Nearly 40 percent of catastrophic events come from hurricanes and tropical storms. These events bring devastation in the form of high winds, storm surges and torrential rains. While wind certainly contributes to damages, flooding can inflict an extremely heavy and overwhelming toll on property holders and communities. The flooding aspect of tropical systems place many communities well inland at risk of being part of the disaster.

The 2018 Hurricane season carried an estimated price tag, in terms of losses, of $33 billion. Between 1980 and 2018, hurricanes and other tropical systems have inflicted damage totaling approximately $919.7 billion, adjusted for the Consumer Price Index. This translates to an average of $21.9 billion in damages per tropical cyclone striking the United States during that period.

From 1900 to 2017, the United States experienced 36 hurricanes with costs of at least $1 billion. Four of these storms struck in 2016 and 2017 — Matthew (2016) and Harvey, Irma and Maria (2017). Harvey ($125 billion), Maria ($90 billion) and Irma ($50 billion) ranked, as of the end of the 2017 Hurricane season, among the top five costliest hurricanes. Katrina (2005), at $161 billion, remains the most expensive in United States History. Sandy, third-ranked on the list, struck in 2012 and left damages of approximately $71 billion.

In 2018, two hurricanes (Florence and Michael) each inflicted billions in damages. Florence-related losses covered by insurance policies (not counting those covered by the National Flood Insurance Program) ranged between an estimated $2 billion and $5.5 billion. The estimated total damages from Florence reached $17 billion. For Matthew, insured losses carried estimates of $6 billion to $8 billion, with total losses climbing to nearly $11 billion.

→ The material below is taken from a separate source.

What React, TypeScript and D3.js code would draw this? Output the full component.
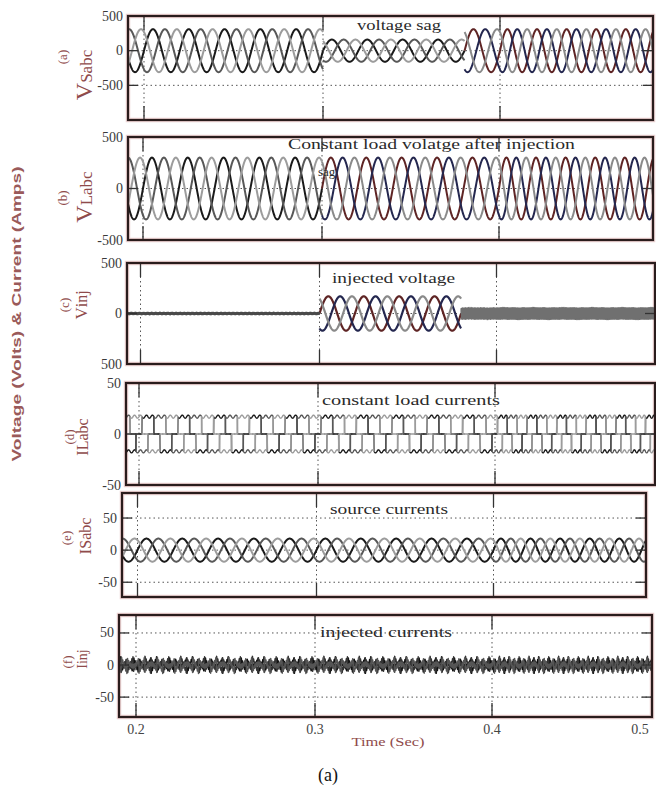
import React from "react";
import * as d3 from "d3";

// ---------- data ----------
const timeTicks = [0.2, 0.3, 0.4, 0.5];
const timeTickLabels = ["0.2", "0.3", "0.4", "0.5"];
const sagWindow = [0.3, 0.38]; // seconds: start / end of the sag
const supplyFrequency = 50; // Hz
const phaseShiftsDeg = [0, -120, 120];
const sourceVoltageAmp = [310, 160, 310]; // before / during / after sag
const loadVoltageAmp = [300, 300, 300];
const injectedVoltageAmp = [0, 170, 0];
const injectedVoltageRipple = [8, 0, 50];
const loadCurrentLevel = 17;
const loadCurrentRipple = 1.5;
const sourceCurrentAmp = 18;
const injectedCurrentLevel = 20;
const injectedCurrentRipple = 3;

const panelLetters = ["(a)", "(b)", "(c)", "(d)", "(e)", "(f)"];
const panelSymbols = ["V", "V", "V", "I", "I", "I"];
const panelSubscripts = ["Sabc", "Labc", "inj", "Labc", "Sabc", "inj"];
const panelNotes = [
  "voltage sag",
  "Constant load volatge after injection",
  "injected voltage",
  "constant load currents",
  "source currents",
  "injected currents",
];
const yDomains = [
  [-1000, 500],
  [-500, 500],
  [-500, 500],
  [-50, 50],
  [-73, 89],
  [-81, 78],
];
const yTickValues = [
  [500, 0, -500],
  [500, 0, -500],
  [500, 0, -500],
  [50, 0, -50],
  [50, 0, -50],
  [50, 0, -50],
];
const yTickLabels = [
  ["500", "0", "-500"],
  ["500", "0", "-500"],
  ["500", "0", "500"],
  ["50", "0", "-50"],
  ["50", "0", "-50"],
  ["50", "0", "-50"],
];

// ---------- layout / style ----------
const W = 656;
const H = 786;
const frames = [
  { left: 128, right: 653, top: 16, bottom: 120, shift: 8 },
  { left: 128, right: 653, top: 137, bottom: 240, shift: 7 },
  { left: 127, right: 655, top: 263, bottom: 364, shift: 4.5 },
  { left: 126, right: 655, top: 383, bottom: 485, shift: 3 },
  { left: 122, right: 646, top: 493, bottom: 597, shift: 1.5 },
  { left: 119, right: 652, top: 615, bottom: 717, shift: 0 },
];
const baseTimeRange = [136, 315, 492, 640];
const labelLayout = [
  { lx: 67, lcy: 57, sx: 92, scy: 75, vSize: 24, sSize: 17 },
  { lx: 67, lcy: 198, sx: 92, scy: 197, vSize: 24, sSize: 17 },
  { lx: 69, lcy: 305, sx: 87, scy: 305, vSize: 17, sSize: 16 },
  { lx: 74, lcy: 437, sx: 88, scy: 437, vSize: 16, sSize: 16 },
  { lx: 71, lcy: 538, sx: 91, scy: 536, vSize: 17, sSize: 16 },
  { lx: 72, lcy: 662, sx: 87, scy: 659, vSize: 14, sSize: 14 },
];
const noteLayout = [
  { x: 357, y: 30, len: 84 },
  { x: 288, y: 149, len: 287 },
  { x: 332, y: 283, len: 123 },
  { x: 322, y: 405, len: 178 },
  { x: 330, y: 514, len: 118 },
  { x: 320, y: 637, len: 132 },
];
const grayPalette = ["#1a1a1a", "#585858", "#9c9c9c"];
const colorPalette = ["#5e2424", "#24274f", "#8a8a8a"];
const darkPalette = ["#111111", "#333333", "#555555"];
const labelColor = "#8f4b4b";
const serif = "'Liberation Serif', 'Times New Roman', serif";

// ---------- waveform helpers ----------
const DT = 0.0001;
const omega = 2 * Math.PI * supplyFrequency;
const rad = (d: number) => (d * Math.PI) / 180;

function quasiSquare(deg: number) {
  const d = ((deg % 360) + 360) % 360;
  if (d >= 30 && d < 150) return 1;
  if (d >= 210 && d < 330) return -1;
  return 0;
}

function times(t0: number, t1: number) {
  const out: number[] = [];
  for (let t = t0; t < t1; t += DT) out.push(t);
  out.push(t1);
  return out;
}

type Trace = { color: string; width: number; pts: [number, number][] };

function buildTraces(i: number, tMin: number, tMax: number): Trace[] {
  const bounds = [tMin, sagWindow[0], sagWindow[1], tMax];
  const traces: Trace[] = [];
  const seg = (s: number) => times(bounds[s], bounds[s + 1]);
  phaseShiftsDeg.forEach((ph, k) => {
    const p = rad(ph);
    if (i === 0) {
      for (let s = 0; s < 3; s++) {
        const pal = s === 2 ? colorPalette : grayPalette;
        traces.push({
          color: pal[k],
          width: 2,
          pts: seg(s).map((t) => [t, sourceVoltageAmp[s] * Math.sin(omega * t + p)]),
        });
      }
    } else if (i === 1) {
      const tsA = times(tMin, sagWindow[0]);
      const tsB = times(sagWindow[0], tMax);
      traces.push({ color: grayPalette[k], width: 2, pts: tsA.map((t) => [t, loadVoltageAmp[0] * Math.sin(omega * t + p)]) });
      traces.push({ color: colorPalette[k], width: 2, pts: tsB.map((t) => [t, loadVoltageAmp[1] * Math.sin(omega * t + p)]) });
    } else if (i === 2) {
      traces.push({
        color: "#4a4a4a",
        width: 1.3,
        pts: seg(0).map((t) => [
          t,
          injectedVoltageRipple[0] * Math.sin(2 * Math.PI * 730 * t + p) + 0.5 * injectedVoltageRipple[0] * Math.sin(2 * Math.PI * 1900 * t + 2 * p),
        ]),
      });
      traces.push({
        color: colorPalette[k],
        width: 2.2,
        pts: seg(1).map((t) => [t, injectedVoltageAmp[1] * Math.sin(omega * t + p)]),
      });
      traces.push({
        color: "#707070",
        width: 1.2,
        pts: seg(2).map((t) => [
          t,
          injectedVoltageRipple[2] * Math.sin(2 * Math.PI * 1250 * t + p) + 10 * Math.sin(omega * t + p),
        ]),
      });
    } else if (i === 3) {
      traces.push({
        color: grayPalette[k],
        width: 1.4,
        pts: times(tMin, tMax).map((t) => {
          const th = omega * t + p;
          const q = quasiSquare((th * 180) / Math.PI);
          return [t, q * loadCurrentLevel + (q !== 0 ? loadCurrentRipple * Math.sin(6 * th) : 0)];
        }),
      });
    } else if (i === 4) {
      traces.push({
        color: grayPalette[k],
        width: 2,
        pts: times(tMin, tMax).map((t) => [t, sourceCurrentAmp * Math.sin(omega * t + p)]),
      });
    } else {
      const fund = (2 * Math.sqrt(3)) / Math.PI;
      traces.push({
        color: darkPalette[k],
        width: 1.4,
        pts: times(tMin, tMax).map((t) => {
          const th = omega * t + p;
          const q = quasiSquare((th * 180) / Math.PI);
          return [
            t,
            injectedCurrentLevel * (q - fund * Math.sin(th)) + injectedCurrentRipple * Math.sin(2 * Math.PI * 1500 * t + p),
          ];
        }),
      });
    }
  });
  return traces;
}

function Panel({ i }: { i: number }) {
  const f = frames[i];
  const xs = d3
    .scaleLinear()
    .domain(timeTicks)
    .range(baseTimeRange.map((r) => r + f.shift));
  const ys = d3.scaleLinear().domain(yDomains[i]).range([f.bottom, f.top]);
  const tMin = xs.invert(f.left);
  const tMax = xs.invert(f.right);
  const traces = buildTraces(i, tMin, tMax);
  const line = d3
    .line<[number, number]>()
    .x((d) => xs(d[0]))
    .y((d) => ys(d[1]));
  const clipId = `clip-${i}`;
  const innerTicks = timeTicks.filter((t) => xs(t) > f.left + 5 && xs(t) < f.right - 15);
  const lab = labelLayout[i];
  const note = noteLayout[i];
  return (
    <g>
      <defs>
        <clipPath id={clipId}>
          <rect x={f.left} y={f.top} width={f.right - f.left} height={f.bottom - f.top} />
        </clipPath>
      </defs>
      <rect x={f.left} y={f.top} width={f.right - f.left} height={f.bottom - f.top} fill="#fff" stroke="#ecd2d2" strokeWidth={4.5} />
      {/* grid */}
      <g stroke="#555" strokeWidth={1} strokeDasharray="1.5,3" fill="none">
        {innerTicks.map((t) => (
          <line key={"gx" + t} x1={xs(t)} x2={xs(t)} y1={f.top} y2={f.bottom} />
        ))}
        {yTickValues[i]
          .filter((v) => ys(v) > f.top + 3 && ys(v) < f.bottom - 3)
          .map((v) => (
            <line key={"gy" + v} x1={f.left} x2={f.right} y1={ys(v)} y2={ys(v)} />
          ))}
      </g>
      <g clipPath={`url(#${clipId})`} fill="none" strokeLinejoin="round">
        {traces.map((tr, j) => (
          <path key={j} d={line(tr.pts) || ""} stroke={tr.color} strokeWidth={tr.width} />
        ))}
      </g>
      {/* ticks */}
      <g stroke="#333" strokeWidth={1.3}>
        {innerTicks.map((t) => (
          <g key={"tx" + t}>
            <line x1={xs(t)} x2={xs(t)} y1={f.top} y2={f.top + 14} />
            <line x1={xs(t)} x2={xs(t)} y1={f.bottom} y2={f.bottom - 14} />
          </g>
        ))}
        {yTickValues[i].map((v) => (
          <g key={"ty" + v}>
            <line x1={f.left} x2={f.left + 10} y1={ys(v)} y2={ys(v)} />
            <line x1={f.right} x2={f.right - 10} y1={ys(v)} y2={ys(v)} />
          </g>
        ))}
      </g>
      <rect x={f.left} y={f.top} width={f.right - f.left} height={f.bottom - f.top} fill="none" stroke="#2a1c1c" strokeWidth={2.2} />
      {/* y tick labels */}
      {yTickValues[i].map((v, j) => (
        <text
          key={"yl" + v}
          x={f.left - 5}
          y={ys(v)}
          textAnchor="end"
          dominantBaseline="central"
          fontFamily={serif}
          fontSize={14}
          fill="#3a3a3a"
        >
          {yTickLabels[i][j]}
        </text>
      ))}
      {/* panel labels */}
      <text
        transform={`translate(${lab.lx},${lab.lcy}) rotate(-90)`}
        textAnchor="middle"
        fontFamily={serif}
        fontSize={13}
        fill={labelColor}
      >
        {panelLetters[i]}
      </text>
      <text
        transform={`translate(${lab.sx},${lab.scy}) rotate(-90)`}
        textAnchor="middle"
        fontFamily={serif}
        fill={labelColor}
      >
        <tspan fontSize={lab.vSize}>{panelSymbols[i]}</tspan>
        <tspan fontSize={lab.sSize}>{panelSubscripts[i]}</tspan>
      </text>
      {/* annotation */}
      <text
        x={note.x}
        y={note.y}
        fontFamily={serif}
        fontSize={15}
        fill="#2a2a2a"
        textLength={note.len}
        lengthAdjust="spacingAndGlyphs"
      >
        {panelNotes[i]}
      </text>
      {i === 1 && (
        <text x={318} y={176} fontFamily={serif} fontSize={13} fill="#2a2a2a">
          sag
        </text>
      )}
    </g>
  );
}

export default function App() {
  const fb = frames[5];
  const xs = d3
    .scaleLinear()
    .domain(timeTicks)
    .range(baseTimeRange.map((r) => r + fb.shift));
  return (
    <svg
      width={W}
      height={H}
      viewBox={`0 0 ${W} ${H}`}
      style={{ position: "absolute", left: 0, top: 0, background: "#fff" }}
    >
      <rect x={0} y={0} width={W} height={H} fill="#fff" />
      <text
        transform="translate(21,314) rotate(-90)"
        textAnchor="middle"
        fontFamily="'Liberation Sans', Arial, sans-serif"
        fontWeight="bold"
        fontSize={13}
        fill="#9a5a5a"
        textLength={295}
        lengthAdjust="spacingAndGlyphs"
      >
        Voltage (Volts) &amp; Current (Amps)
      </text>
      {frames.map((_, i) => (
        <Panel key={i} i={i} />
      ))}
      {timeTicks.map((t, j) => (
        <text
          key={"xl" + t}
          x={xs(t)}
          y={734}
          textAnchor="middle"
          fontFamily={serif}
          fontSize={14}
          fill="#444"
        >
          {timeTickLabels[j]}
        </text>
      ))}
      <text
        x={388}
        y={746}
        textAnchor="middle"
        fontFamily={serif}
        fontSize={13}
        fill={labelColor}
        textLength={73}
        lengthAdjust="spacingAndGlyphs"
      >
        Time (Sec)
      </text>
      <text x={328} y={781} textAnchor="middle" fontFamily={serif} fontSize={18} fill="#111">
        (a)
      </text>
    </svg>
  );
}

In addition to tropical systems, heavy rain events from thunderstorms and stalled or slow-moving unstable weather patterns create flooding damage. On average, flooding causes $8 billion annually. From 2000 to 2017, catastrophes involving flooding have resulted in damages north of $750 billion. In 2017, NFIP paid damages of over $8.7 billion for flooding losses. This more than doubled the nearly $3.7 billion in 2016.

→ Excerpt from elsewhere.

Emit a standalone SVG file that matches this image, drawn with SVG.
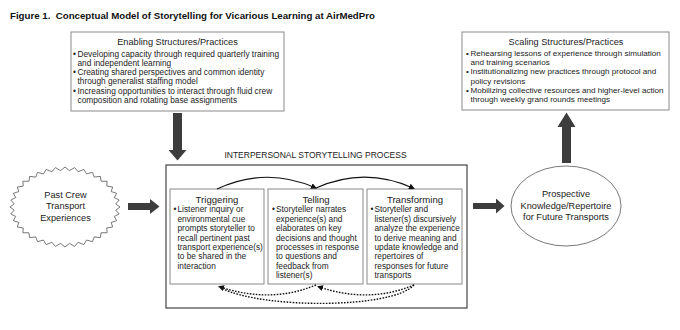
<svg xmlns="http://www.w3.org/2000/svg" width="680" height="330" viewBox="0 0 680 330">
<style>
text{font-family:"Liberation Sans",Arial,sans-serif;fill:#222}
.ttl{font-size:9.7px;font-weight:bold;fill:#111}
.h{font-size:9.2px;text-anchor:middle}
.hb{font-size:9.6px;text-anchor:middle}
.b{font-size:8.3px}
.s{font-size:8.1px}
.e{font-size:9.2px;text-anchor:middle}
.cap{font-size:8.5px;text-anchor:middle}
.box{fill:#fff;stroke:#8a8a8a;stroke-width:1}
.blk{fill:#3d3d3d}
.arc{fill:none;stroke:#111;stroke-width:1.2}
.dot{fill:none;stroke:#111;stroke-width:1.4;stroke-dasharray:1.6 1.4}
</style>
<defs>
<marker id="ah" markerWidth="6" markerHeight="6" refX="5" refY="3" orient="auto" markerUnits="userSpaceOnUse">
<path d="M0,0 L6,3 L0,6 Z" fill="#111"/>
</marker>
</defs>

<text class="ttl" x="10" y="19">Figure 1.&#160; Conceptual Model of Storytelling for Vicarious Learning at AirMedPro</text>

<g id="enabling">
<rect class="box" x="71" y="32" width="213" height="79"/>
<text class="h" x="177.5" y="45">Enabling Structures/Practices</text>
<text class="b" x="73" y="56.5">•</text>
<text class="b" x="77.5" y="56.5">Developing capacity through required quarterly training</text>
<text class="b" x="77.5" y="65.8">and independent learning</text>
<text class="b" x="73" y="75.1">•</text>
<text class="b" x="77.5" y="75.1">Creating shared perspectives and common identity</text>
<text class="b" x="77.5" y="84.4">through generalist staffing model</text>
<text class="b" x="73" y="93.7">•</text>
<text class="b" x="77.5" y="93.7">Increasing opportunities to interact through fluid crew</text>
<text class="b" x="77.5" y="103">composition and rotating base assignments</text>
</g>

<g id="scaling">
<rect class="box" x="462" y="32" width="207" height="78"/>
<text class="h" x="566" y="45">Scaling Structures/Practices</text>
<text class="s" x="466" y="55.7">•</text>
<text class="s" x="470.5" y="55.7">Rehearsing lessons of experience through simulation</text>
<text class="s" x="470.5" y="65">and training scenarios</text>
<text class="s" x="466" y="74.3">•</text>
<text class="s" x="470.5" y="74.3">Institutionalizing new practices through protocol and</text>
<text class="s" x="470.5" y="83.6">policy revisions</text>
<text class="s" x="466" y="92.9">•</text>
<text class="s" x="470.5" y="92.9">Mobilizing collective resources and higher-level action</text>
<text class="s" x="470.5" y="102.2">through weekly grand rounds meetings</text>
</g>

<g id="past">
<polygon fill="#fff" stroke="#555" stroke-width="0.8" stroke-linejoin="round" points="120,207 115.8,203.82 119.16,200.06 114.26,197.55 116.68,193.32 111.22,191.58 112.63,187 106.78,186.06 107.13,181.29 101.06,181.19 100.35,176.36 94.25,177.1 92.5,172.36 86.55,173.92 83.81,169.41 78.2,171.74 74.55,167.61 69.45,170.64 65,167 60.55,170.64 55.45,167.61 51.8,171.74 46.19,169.41 43.45,173.92 37.5,172.36 35.75,177.1 29.65,176.36 28.94,181.19 22.87,181.29 23.22,186.06 17.37,187 18.78,191.58 13.32,193.32 15.74,197.55 10.84,200.06 14.2,203.82 10,207 14.2,210.18 10.84,213.94 15.74,216.45 13.32,220.68 18.78,222.42 17.37,227 23.22,227.94 22.87,232.71 28.94,232.81 29.65,237.64 35.75,236.9 37.5,241.64 43.45,240.08 46.19,244.59 51.8,242.26 55.45,246.39 60.55,243.36 65,247 69.45,243.36 74.55,246.39 78.2,242.26 83.81,244.59 86.55,240.08 92.5,241.64 94.25,236.9 100.35,237.64 101.06,232.81 107.13,232.71 106.78,227.94 112.63,227 111.22,222.42 116.68,220.68 114.26,216.45 119.16,213.94 115.8,210.18"/>
<text class="e" x="65.5" y="198">Past Crew</text>
<text class="e" x="65.5" y="209.3">Transport</text>
<text class="e" x="65.5" y="220.6">Experiences</text>
</g>

<g id="process">
<rect x="166" y="165" width="301" height="143" fill="#fff" stroke="#444" stroke-width="1.2"/>
<text class="cap" x="315.5" y="158">INTERPERSONAL STORYTELLING PROCESS</text>
</g>

<g id="triggering">
<rect class="box" x="170" y="189" width="94" height="95"/>
<text class="hb" x="217" y="203">Triggering</text>
<text class="b" x="173.5" y="212.4">•</text>
<text class="b" x="177.5" y="212.4">Listener inquiry or</text>
<text class="b" x="177.5" y="221.8">environmental cue</text>
<text class="b" x="177.5" y="231.2">prompts storyteller to</text>
<text class="b" x="177.5" y="240.6">recall pertinent past</text>
<text class="b" x="177.5" y="250">transport experience(s)</text>
<text class="b" x="177.5" y="259.4">to be shared in the</text>
<text class="b" x="177.5" y="268.8">interaction</text>
</g>

<g id="telling">
<rect class="box" x="268" y="189" width="95" height="95"/>
<text class="hb" x="316" y="203">Telling</text>
<text class="b" x="272" y="212.4">•</text>
<text class="b" x="276" y="212.4">Storyteller narrates</text>
<text class="b" x="276" y="221.8">experience(s) and</text>
<text class="b" x="276" y="231.2">elaborates on key</text>
<text class="b" x="276" y="240.6">decisions and thought</text>
<text class="b" x="276" y="250">processes in response</text>
<text class="b" x="276" y="259.4">to questions and</text>
<text class="b" x="276" y="268.8">feedback from</text>
<text class="b" x="276" y="278.2">listener(s)</text>
</g>

<g id="transforming">
<rect class="box" x="367" y="189" width="95" height="95"/>
<text class="hb" x="415" y="203">Transforming</text>
<text class="b" x="370.5" y="212.4">•</text>
<text class="b" x="374.5" y="212.4">Storyteller and</text>
<text class="b" x="374.5" y="221.8">listener(s) discursively</text>
<text class="b" x="374.5" y="231.2">analyze the experience</text>
<text class="b" x="374.5" y="240.6">to derive meaning and</text>
<text class="b" x="374.5" y="250">update knowledge and</text>
<text class="b" x="374.5" y="259.4">repertoires of</text>
<text class="b" x="374.5" y="268.8">responses for future</text>
<text class="b" x="374.5" y="278.2">transports</text>
</g>

<g id="prospective">
<ellipse cx="566" cy="206" rx="55" ry="40" fill="#fff" stroke="#555" stroke-width="0.8"/>
<text class="e" x="566" y="197.3">Prospective</text>
<text class="e" x="566" y="208.8">Knowledge/Repertoire</text>
<text class="e" x="566" y="220">for Future Transports</text>
</g>

<g id="connectors">
<polygon class="blk" points="173,113 182,113 182,150 186.5,150 177.5,160.5 168.5,150 173,150"/>
<polygon class="blk" points="128,203 150,203 150,199 159.5,206.5 150,214 150,210 128,210"/>
<polygon class="blk" points="473,203 496,203 496,198.5 504.5,206 496,213.5 496,209 473,209"/>
<polygon class="blk" points="562,163 571,163 571,127 575.5,127 566.5,112.5 557.5,127 562,127"/>
<path class="arc" d="M217,189 Q266,166 316,188" marker-end="url(#ah)"/>
<path class="arc" d="M316,188 Q365,166 414,188.5" marker-end="url(#ah)"/>
<path class="dot" d="M316,285 Q270,304 219,286.5" marker-end="url(#ah)"/>
<path class="dot" d="M414,285 Q368,304 318,286.5" marker-end="url(#ah)"/>
<path class="dot" d="M414,285 C392,309 262,309 221,288"/>
</g>
</svg>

Think you’re immune from flooding or the costs from it? According to the Federal Emergency Management Administration, the vast majority of counties and parishes in the United States (98%) face flooding events. More than one in five claims for flooding damage originate from places not considered at high risk for flooding. These numbers bear witness to the reality that not just coastal counties or those located along rivers experience significant flooding problems.

It does not take a catastrophe to accumulate significant damages for households. For the average home, considered by FEMA to be 2,500 square feet and one story, merely an inch of flooding in the structure translates to a potential loss of $26,807 to real and personal property. With four inches of water in the interior, that loss exposure climbs to $103,355.

Why You Need to Examine Your Property Coverage?

Standard homeowner’s and property casualty insurance policies do not cover damage from flooding. Those who do not live or own property in floodplains, and, thus, are not required by the federal government or normally by their lenders to have flood insurance, may not believe they need it. The realization that homeowner’s coverage does not avail for flooding damage, whether catastrophic or relatively minor, does not hit until the owner files the claim. Want to learn more? Check out Bankrate’s Guide to Flood Insurance

Congress created NFIP in 1968 out of concerns that standard insurance did not cover floods, and the costs of disaster relief and restoration from these events fell ultimately to taxpayers. Policies issued under NFIP afford coverage of $250,000 on the home itself and $100,000 on the contents in the home. Premiums for NFIP coverage average $700 annually. To access this coverage, your community must enact and enforce ordinances for protection and management of floodplain areas.

If you cannot obtain coverage from NFIP, usually because your property does not lie in a community with the necessary ordinance, you may find private companies to cover flooding. This insurance may come as a separate policy or an endorsement (or extra) to a homeowner’s policy.